» Data section:
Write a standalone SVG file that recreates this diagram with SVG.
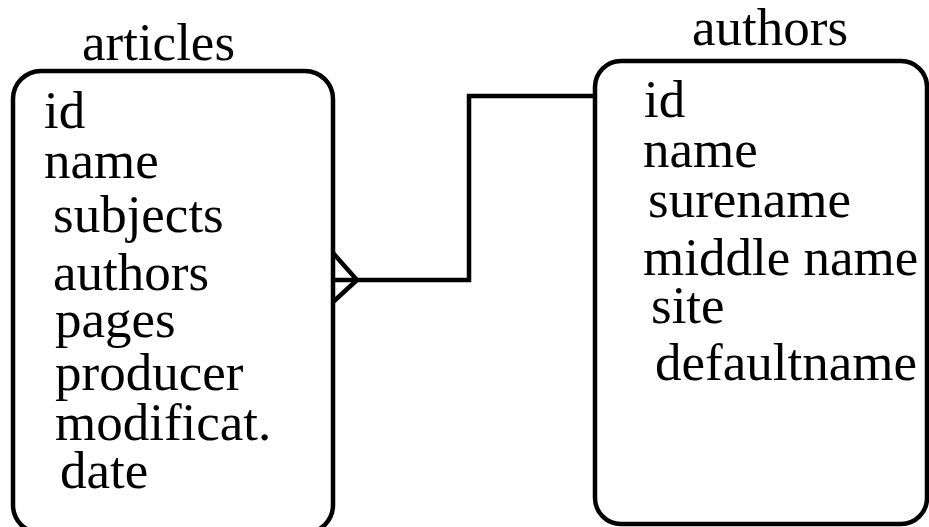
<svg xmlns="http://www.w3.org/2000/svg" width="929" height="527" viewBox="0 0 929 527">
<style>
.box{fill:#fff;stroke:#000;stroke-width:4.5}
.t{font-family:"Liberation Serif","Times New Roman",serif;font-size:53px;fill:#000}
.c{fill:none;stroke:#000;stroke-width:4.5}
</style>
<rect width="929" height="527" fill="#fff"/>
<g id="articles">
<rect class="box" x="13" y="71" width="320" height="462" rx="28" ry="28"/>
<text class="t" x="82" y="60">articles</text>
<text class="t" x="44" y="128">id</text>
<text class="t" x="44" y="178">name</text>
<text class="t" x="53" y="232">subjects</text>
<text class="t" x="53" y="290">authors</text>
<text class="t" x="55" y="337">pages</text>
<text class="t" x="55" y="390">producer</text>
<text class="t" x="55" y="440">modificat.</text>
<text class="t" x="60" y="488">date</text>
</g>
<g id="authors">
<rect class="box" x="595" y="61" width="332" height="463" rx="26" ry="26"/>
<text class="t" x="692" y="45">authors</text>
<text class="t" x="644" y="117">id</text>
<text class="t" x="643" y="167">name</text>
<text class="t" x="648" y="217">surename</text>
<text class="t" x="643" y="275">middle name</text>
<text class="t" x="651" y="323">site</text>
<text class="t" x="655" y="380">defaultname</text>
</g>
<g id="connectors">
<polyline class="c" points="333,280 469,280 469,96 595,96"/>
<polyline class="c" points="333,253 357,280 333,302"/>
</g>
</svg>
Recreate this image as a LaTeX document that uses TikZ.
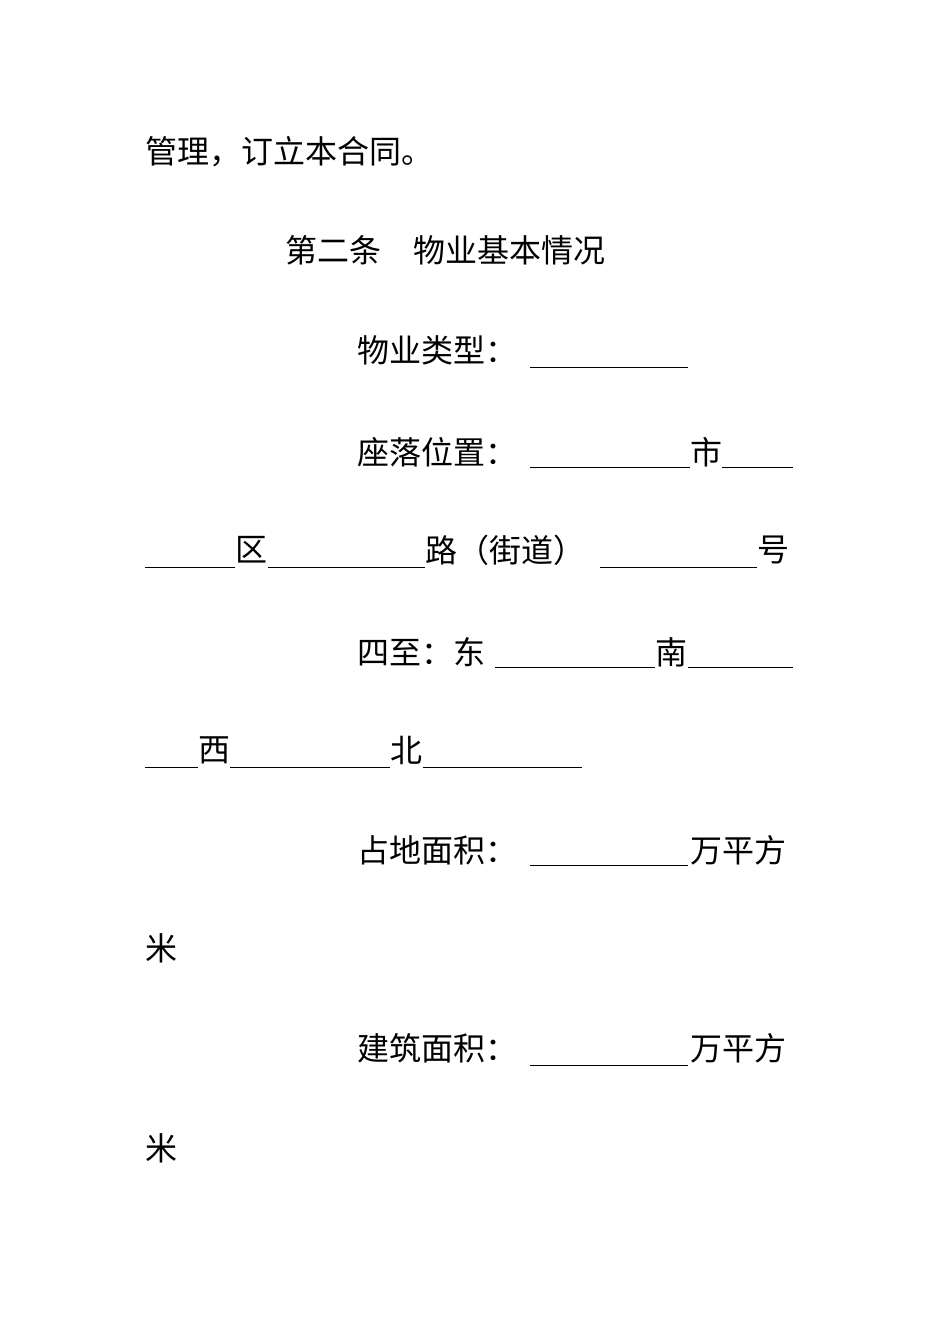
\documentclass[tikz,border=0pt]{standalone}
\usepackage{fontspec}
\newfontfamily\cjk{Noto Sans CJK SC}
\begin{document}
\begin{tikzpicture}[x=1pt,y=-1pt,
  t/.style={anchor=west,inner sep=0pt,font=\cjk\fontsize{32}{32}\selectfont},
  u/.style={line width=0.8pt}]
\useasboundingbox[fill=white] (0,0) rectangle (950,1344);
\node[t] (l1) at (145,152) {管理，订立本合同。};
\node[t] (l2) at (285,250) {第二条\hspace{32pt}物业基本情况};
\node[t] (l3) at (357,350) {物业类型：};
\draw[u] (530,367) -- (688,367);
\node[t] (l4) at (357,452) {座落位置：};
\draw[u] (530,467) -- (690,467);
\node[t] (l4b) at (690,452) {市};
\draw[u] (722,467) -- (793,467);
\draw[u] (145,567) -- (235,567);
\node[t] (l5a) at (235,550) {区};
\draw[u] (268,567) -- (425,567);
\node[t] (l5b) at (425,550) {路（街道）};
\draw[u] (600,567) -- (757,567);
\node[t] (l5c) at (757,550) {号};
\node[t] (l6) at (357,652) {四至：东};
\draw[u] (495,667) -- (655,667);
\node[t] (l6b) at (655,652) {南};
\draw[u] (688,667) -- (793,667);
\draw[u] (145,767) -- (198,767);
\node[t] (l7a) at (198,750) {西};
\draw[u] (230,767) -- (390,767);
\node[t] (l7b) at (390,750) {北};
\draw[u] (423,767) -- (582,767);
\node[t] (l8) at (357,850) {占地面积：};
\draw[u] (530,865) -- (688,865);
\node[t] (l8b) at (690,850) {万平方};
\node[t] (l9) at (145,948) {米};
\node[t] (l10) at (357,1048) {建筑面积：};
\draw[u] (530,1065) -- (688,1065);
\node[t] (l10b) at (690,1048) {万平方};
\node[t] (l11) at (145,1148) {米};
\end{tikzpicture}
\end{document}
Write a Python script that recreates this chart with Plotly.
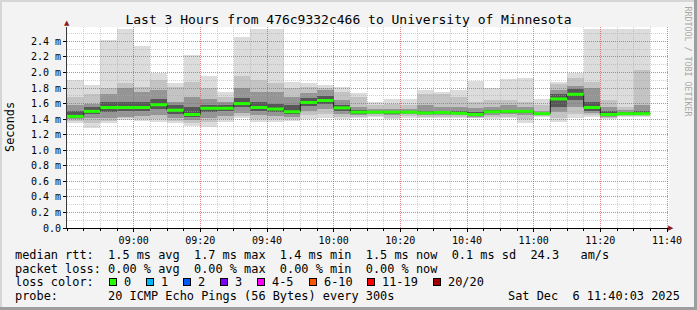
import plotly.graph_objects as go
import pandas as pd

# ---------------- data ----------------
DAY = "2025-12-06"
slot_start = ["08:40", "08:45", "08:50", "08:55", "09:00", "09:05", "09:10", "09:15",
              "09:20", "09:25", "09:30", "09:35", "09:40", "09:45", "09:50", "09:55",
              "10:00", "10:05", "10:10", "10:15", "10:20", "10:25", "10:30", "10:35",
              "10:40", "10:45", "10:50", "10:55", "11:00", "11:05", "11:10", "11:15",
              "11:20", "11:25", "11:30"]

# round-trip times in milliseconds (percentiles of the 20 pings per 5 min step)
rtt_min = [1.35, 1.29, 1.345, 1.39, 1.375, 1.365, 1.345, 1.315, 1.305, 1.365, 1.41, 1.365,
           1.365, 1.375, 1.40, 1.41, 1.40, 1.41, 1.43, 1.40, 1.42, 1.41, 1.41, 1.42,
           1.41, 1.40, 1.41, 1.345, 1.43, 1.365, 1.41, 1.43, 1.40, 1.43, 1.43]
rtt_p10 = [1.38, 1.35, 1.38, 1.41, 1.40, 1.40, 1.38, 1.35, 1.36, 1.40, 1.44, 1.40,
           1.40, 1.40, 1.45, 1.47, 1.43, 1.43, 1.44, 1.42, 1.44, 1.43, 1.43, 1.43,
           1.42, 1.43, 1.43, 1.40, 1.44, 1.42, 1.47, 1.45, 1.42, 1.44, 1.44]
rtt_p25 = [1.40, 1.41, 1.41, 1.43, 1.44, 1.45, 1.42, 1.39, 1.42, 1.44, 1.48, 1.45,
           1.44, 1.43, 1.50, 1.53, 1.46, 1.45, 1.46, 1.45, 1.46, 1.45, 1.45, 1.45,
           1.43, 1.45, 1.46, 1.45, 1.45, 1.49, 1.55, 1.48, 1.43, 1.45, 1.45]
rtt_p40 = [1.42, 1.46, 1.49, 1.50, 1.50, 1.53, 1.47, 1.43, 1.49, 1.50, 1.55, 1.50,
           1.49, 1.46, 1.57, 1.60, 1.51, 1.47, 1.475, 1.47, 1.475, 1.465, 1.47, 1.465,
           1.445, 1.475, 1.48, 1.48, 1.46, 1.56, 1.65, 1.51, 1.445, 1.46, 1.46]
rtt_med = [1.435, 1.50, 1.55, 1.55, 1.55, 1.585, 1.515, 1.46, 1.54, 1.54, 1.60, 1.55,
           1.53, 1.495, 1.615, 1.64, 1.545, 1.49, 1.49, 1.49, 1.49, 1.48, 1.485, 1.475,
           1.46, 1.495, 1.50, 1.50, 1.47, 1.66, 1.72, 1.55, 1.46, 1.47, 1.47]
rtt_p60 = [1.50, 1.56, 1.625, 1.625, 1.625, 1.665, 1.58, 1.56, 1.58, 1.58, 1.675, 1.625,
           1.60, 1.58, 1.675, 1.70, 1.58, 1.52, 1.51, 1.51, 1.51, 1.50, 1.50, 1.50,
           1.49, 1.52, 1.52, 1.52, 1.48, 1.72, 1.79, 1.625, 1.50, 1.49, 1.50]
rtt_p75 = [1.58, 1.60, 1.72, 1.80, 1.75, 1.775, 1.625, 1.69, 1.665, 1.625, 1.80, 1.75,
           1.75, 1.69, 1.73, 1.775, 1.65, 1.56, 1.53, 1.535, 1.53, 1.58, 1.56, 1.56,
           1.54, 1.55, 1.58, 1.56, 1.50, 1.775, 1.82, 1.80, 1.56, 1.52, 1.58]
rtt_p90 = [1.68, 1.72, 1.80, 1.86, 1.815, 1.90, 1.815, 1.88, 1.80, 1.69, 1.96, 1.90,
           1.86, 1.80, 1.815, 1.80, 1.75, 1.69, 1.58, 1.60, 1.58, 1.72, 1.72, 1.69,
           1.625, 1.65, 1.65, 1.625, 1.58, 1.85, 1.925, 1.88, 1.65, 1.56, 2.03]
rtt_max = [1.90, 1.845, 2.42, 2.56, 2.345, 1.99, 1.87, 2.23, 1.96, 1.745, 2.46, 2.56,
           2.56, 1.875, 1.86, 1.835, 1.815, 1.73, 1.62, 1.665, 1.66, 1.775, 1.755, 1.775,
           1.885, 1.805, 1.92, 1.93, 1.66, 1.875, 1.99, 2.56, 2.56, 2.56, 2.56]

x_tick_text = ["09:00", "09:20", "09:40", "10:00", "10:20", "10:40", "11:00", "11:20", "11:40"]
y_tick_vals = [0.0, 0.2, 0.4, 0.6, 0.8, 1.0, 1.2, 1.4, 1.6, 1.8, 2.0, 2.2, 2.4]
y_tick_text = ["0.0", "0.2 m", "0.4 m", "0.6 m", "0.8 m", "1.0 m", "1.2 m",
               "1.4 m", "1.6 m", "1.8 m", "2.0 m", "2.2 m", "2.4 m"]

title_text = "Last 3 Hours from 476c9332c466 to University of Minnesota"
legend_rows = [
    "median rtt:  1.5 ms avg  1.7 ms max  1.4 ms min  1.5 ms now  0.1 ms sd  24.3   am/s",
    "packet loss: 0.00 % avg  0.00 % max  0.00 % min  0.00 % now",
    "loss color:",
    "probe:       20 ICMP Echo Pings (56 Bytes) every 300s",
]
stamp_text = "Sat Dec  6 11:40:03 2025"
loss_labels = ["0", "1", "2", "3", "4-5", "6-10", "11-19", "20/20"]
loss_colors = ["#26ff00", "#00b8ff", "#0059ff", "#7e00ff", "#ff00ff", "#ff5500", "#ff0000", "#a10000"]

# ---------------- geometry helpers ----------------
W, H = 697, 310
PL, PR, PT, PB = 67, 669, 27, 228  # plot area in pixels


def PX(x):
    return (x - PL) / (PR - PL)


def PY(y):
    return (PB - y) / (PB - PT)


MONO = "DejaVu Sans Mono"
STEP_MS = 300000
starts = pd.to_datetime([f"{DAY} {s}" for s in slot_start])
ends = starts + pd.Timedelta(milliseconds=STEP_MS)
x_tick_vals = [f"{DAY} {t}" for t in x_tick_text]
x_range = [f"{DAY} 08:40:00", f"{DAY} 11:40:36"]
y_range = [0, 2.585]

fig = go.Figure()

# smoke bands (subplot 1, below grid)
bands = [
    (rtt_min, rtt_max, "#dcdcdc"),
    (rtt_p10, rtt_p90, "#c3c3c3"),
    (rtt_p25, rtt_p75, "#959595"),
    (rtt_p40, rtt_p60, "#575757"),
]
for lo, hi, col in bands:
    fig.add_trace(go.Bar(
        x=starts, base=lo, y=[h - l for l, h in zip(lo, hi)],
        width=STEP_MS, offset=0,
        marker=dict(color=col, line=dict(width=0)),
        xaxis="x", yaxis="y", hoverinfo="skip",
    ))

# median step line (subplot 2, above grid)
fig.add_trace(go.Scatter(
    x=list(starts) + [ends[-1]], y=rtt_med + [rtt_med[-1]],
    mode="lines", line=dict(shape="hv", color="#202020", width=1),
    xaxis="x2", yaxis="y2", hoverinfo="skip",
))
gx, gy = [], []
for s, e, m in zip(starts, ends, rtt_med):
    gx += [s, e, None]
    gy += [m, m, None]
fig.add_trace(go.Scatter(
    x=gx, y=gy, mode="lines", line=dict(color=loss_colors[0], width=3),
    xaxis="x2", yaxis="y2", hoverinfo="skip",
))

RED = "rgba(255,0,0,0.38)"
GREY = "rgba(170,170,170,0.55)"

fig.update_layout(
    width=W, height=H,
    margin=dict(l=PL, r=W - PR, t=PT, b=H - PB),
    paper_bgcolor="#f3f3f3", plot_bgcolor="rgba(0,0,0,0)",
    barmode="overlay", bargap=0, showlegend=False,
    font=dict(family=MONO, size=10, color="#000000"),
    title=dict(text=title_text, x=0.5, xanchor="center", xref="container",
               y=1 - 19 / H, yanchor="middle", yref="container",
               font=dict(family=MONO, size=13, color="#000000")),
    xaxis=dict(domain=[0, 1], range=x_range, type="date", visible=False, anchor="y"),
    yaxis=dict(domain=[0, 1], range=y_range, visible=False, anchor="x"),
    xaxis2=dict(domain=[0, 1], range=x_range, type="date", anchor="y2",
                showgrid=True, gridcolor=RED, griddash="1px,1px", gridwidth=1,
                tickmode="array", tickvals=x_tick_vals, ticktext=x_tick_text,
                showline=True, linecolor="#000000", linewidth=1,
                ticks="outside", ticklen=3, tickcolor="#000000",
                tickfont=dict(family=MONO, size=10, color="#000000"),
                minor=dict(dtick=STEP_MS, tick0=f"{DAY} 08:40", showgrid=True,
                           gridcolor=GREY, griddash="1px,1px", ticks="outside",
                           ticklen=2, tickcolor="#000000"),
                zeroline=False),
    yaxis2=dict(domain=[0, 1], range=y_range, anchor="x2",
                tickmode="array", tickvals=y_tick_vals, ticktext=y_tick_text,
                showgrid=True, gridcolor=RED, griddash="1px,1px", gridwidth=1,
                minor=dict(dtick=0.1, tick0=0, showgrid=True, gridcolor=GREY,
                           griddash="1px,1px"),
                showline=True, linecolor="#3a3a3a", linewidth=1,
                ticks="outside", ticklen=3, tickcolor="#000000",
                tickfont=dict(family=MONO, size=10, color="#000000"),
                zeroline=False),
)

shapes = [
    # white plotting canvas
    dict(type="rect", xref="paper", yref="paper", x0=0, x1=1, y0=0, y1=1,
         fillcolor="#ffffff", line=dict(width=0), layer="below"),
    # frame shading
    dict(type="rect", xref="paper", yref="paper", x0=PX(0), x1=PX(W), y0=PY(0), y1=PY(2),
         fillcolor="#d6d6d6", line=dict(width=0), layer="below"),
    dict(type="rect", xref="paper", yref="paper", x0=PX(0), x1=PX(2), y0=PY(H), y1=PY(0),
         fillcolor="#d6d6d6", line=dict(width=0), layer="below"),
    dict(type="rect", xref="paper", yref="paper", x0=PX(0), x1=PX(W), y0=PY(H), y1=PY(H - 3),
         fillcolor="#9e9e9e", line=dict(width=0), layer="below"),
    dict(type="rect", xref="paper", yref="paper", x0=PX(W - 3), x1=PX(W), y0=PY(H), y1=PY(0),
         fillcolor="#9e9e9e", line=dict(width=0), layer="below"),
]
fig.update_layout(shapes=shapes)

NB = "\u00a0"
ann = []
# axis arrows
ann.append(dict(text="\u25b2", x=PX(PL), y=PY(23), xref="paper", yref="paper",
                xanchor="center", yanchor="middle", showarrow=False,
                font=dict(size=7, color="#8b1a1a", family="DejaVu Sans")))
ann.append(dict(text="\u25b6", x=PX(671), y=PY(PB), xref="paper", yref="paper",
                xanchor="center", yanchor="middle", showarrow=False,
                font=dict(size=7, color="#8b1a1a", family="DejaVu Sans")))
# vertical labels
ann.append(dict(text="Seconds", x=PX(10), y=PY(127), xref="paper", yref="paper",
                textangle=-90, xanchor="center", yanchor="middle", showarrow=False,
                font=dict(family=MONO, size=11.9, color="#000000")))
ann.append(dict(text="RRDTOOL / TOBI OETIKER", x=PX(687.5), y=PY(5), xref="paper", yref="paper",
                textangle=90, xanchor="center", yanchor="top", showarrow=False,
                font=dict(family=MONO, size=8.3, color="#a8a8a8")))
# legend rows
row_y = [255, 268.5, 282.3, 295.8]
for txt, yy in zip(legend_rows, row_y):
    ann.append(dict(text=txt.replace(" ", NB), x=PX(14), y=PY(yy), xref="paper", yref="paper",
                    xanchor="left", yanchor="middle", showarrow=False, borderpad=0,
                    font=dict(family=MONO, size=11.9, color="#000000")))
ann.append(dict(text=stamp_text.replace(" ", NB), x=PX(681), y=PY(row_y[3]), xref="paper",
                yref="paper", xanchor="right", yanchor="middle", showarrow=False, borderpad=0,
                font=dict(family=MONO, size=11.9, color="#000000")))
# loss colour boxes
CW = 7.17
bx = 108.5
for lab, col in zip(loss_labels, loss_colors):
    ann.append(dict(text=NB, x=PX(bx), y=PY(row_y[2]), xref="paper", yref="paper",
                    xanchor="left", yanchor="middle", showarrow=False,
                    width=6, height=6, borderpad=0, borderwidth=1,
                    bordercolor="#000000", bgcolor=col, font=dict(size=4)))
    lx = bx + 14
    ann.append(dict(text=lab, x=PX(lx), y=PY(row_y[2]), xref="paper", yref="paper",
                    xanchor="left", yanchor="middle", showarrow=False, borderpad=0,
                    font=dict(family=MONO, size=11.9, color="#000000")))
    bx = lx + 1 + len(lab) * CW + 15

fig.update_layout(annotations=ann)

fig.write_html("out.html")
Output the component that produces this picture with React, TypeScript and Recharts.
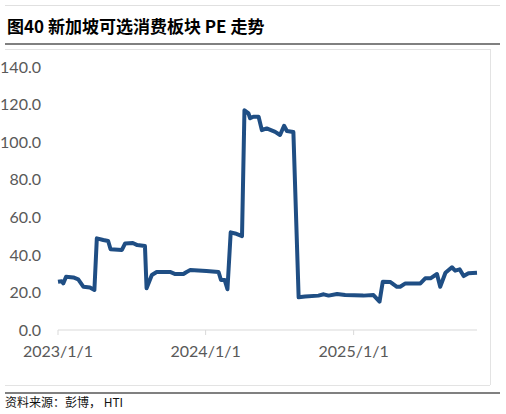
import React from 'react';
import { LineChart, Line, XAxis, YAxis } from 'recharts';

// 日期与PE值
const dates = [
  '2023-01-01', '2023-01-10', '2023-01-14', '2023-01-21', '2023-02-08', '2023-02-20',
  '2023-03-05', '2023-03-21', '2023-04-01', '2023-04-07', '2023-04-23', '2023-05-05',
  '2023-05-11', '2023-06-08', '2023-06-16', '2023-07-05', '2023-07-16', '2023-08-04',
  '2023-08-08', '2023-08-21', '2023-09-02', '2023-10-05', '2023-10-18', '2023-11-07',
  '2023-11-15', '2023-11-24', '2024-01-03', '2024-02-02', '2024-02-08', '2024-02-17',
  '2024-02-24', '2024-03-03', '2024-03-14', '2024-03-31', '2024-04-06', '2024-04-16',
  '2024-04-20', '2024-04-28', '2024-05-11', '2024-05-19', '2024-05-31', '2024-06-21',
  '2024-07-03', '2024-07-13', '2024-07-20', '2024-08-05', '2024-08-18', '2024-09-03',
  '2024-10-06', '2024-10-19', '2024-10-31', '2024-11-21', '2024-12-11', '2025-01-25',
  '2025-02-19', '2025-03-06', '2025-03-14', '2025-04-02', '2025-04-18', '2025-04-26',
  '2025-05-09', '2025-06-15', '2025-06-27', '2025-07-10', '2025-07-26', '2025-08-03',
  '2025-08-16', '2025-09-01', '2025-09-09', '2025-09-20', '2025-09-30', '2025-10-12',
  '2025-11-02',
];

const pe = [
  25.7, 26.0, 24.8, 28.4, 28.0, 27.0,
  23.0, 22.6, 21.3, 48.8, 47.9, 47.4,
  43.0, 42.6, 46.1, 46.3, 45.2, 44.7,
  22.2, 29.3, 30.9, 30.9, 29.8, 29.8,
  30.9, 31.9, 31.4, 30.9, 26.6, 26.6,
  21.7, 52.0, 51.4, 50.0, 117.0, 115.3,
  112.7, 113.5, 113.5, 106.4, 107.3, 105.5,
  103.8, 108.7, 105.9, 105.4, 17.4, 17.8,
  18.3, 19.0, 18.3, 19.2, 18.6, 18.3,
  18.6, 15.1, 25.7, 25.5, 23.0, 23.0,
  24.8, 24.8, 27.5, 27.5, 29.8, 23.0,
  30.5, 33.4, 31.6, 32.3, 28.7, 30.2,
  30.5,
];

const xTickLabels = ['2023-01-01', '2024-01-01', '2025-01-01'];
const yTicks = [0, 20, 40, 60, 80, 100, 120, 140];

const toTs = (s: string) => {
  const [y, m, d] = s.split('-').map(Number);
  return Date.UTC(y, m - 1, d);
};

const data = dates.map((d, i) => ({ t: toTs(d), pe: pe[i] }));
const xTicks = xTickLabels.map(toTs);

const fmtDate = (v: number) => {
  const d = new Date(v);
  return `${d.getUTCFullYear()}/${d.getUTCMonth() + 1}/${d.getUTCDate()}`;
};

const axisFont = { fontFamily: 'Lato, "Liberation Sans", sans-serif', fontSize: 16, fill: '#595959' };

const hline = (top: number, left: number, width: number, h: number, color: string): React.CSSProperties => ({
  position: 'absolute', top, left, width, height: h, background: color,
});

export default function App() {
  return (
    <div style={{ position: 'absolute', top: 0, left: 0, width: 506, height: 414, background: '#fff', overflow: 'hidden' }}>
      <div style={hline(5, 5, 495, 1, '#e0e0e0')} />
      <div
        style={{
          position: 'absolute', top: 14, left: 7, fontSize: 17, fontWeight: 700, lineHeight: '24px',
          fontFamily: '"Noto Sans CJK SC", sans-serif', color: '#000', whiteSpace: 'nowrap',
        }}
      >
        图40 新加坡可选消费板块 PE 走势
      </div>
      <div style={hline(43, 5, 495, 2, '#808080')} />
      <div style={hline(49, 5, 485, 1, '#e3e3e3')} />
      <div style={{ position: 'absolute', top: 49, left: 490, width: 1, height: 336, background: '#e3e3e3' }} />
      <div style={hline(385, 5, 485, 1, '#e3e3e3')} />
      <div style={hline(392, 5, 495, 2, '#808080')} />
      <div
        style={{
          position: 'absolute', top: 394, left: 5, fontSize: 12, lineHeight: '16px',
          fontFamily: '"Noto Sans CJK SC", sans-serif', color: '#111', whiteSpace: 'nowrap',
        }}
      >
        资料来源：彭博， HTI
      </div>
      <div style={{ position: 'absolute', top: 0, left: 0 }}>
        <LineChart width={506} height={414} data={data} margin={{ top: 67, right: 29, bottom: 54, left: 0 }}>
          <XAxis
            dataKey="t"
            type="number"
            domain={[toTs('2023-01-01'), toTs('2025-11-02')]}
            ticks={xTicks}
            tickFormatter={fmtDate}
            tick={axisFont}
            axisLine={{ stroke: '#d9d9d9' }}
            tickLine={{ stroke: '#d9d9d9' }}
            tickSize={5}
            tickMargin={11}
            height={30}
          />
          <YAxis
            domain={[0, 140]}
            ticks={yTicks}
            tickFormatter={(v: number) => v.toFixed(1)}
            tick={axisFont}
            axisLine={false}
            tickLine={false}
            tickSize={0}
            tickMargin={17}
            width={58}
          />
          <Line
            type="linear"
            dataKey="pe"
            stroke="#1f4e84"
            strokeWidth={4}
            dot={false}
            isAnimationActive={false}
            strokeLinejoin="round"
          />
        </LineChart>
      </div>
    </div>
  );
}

» Goal: Gather each line in the entries above where the string "this" is found.

» Correct result:
Write a standalone SVG file that recreates this diagram with SVG.
Recreate this image as a LaTeX document that uses TikZ.
Write a Python script that recreates this chart with Plotly.
Output the component that produces this picture with React, TypeScript and Recharts.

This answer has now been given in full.